START

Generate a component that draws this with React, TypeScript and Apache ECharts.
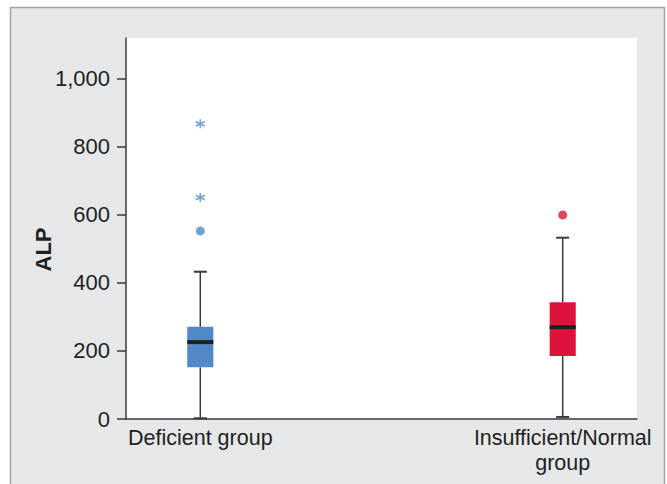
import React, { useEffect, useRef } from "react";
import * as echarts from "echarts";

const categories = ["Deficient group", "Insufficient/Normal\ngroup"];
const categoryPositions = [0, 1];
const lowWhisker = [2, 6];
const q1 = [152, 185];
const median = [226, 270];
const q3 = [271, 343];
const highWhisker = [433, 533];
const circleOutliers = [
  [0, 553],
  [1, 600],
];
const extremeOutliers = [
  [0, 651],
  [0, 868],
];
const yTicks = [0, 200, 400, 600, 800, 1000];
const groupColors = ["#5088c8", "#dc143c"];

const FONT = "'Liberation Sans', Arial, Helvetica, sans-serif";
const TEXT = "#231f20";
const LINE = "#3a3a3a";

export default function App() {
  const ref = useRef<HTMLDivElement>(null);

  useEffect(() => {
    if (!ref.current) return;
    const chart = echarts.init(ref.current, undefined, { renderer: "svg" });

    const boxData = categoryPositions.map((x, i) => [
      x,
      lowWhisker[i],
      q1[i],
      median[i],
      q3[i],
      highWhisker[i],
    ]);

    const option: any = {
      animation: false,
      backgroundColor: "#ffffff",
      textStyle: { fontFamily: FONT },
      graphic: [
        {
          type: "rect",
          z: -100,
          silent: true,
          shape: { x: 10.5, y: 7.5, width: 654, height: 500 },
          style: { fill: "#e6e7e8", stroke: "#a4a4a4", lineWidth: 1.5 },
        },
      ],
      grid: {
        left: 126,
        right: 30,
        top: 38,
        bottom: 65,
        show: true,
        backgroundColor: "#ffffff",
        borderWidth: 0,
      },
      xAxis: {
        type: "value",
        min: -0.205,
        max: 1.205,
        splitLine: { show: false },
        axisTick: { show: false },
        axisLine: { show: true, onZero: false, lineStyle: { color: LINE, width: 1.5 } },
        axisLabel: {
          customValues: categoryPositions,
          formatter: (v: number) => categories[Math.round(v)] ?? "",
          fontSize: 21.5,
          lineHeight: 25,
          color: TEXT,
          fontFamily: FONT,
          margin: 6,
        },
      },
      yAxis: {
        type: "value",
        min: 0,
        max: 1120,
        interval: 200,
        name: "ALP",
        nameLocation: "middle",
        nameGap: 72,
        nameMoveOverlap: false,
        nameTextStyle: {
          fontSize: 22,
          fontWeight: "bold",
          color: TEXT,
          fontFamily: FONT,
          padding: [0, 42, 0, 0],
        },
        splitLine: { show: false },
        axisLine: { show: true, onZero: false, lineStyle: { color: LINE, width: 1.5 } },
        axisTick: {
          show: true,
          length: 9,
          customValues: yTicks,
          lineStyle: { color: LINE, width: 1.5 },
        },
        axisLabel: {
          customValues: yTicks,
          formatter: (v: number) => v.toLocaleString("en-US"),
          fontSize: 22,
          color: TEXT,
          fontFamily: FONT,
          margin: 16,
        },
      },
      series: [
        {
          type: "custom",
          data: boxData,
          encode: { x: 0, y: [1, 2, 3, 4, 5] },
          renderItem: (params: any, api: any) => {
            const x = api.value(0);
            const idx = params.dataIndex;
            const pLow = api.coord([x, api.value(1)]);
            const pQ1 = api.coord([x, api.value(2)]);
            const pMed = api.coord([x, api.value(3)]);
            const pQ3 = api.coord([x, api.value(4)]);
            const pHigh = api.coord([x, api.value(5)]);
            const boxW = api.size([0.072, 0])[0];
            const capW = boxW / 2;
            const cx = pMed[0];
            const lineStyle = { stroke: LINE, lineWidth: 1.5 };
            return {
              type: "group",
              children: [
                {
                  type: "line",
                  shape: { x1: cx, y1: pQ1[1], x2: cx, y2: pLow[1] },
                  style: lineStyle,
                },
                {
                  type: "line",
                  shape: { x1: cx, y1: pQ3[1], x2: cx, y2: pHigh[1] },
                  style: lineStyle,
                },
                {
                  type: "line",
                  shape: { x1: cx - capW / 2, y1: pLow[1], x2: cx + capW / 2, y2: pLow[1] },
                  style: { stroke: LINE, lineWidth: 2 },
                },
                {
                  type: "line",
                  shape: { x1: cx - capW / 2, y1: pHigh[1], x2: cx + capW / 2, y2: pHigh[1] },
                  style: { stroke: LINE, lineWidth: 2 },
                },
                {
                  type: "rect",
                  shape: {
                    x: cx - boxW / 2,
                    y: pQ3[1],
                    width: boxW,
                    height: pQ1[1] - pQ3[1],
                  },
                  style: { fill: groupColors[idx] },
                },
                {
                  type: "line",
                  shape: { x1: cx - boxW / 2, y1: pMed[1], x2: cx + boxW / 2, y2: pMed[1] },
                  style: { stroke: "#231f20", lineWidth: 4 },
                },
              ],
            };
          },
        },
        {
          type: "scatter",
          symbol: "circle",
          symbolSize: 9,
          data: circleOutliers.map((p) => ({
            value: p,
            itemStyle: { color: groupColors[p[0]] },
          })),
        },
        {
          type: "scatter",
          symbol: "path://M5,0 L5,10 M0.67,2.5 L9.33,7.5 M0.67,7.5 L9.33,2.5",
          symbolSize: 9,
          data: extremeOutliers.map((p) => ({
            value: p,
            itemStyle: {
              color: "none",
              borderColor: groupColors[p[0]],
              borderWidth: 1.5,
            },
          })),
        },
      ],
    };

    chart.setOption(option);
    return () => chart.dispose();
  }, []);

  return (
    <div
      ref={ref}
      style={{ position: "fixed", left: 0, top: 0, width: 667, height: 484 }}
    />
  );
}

END

Write down every line from the opening of the listing to the line with "import * as", both included, and nothing else; the pictures are omitted.

Generate a component that draws this with React, TypeScript and Apache ECharts.
import React, { useEffect, useRef } from "react";
import * as echarts from "echarts";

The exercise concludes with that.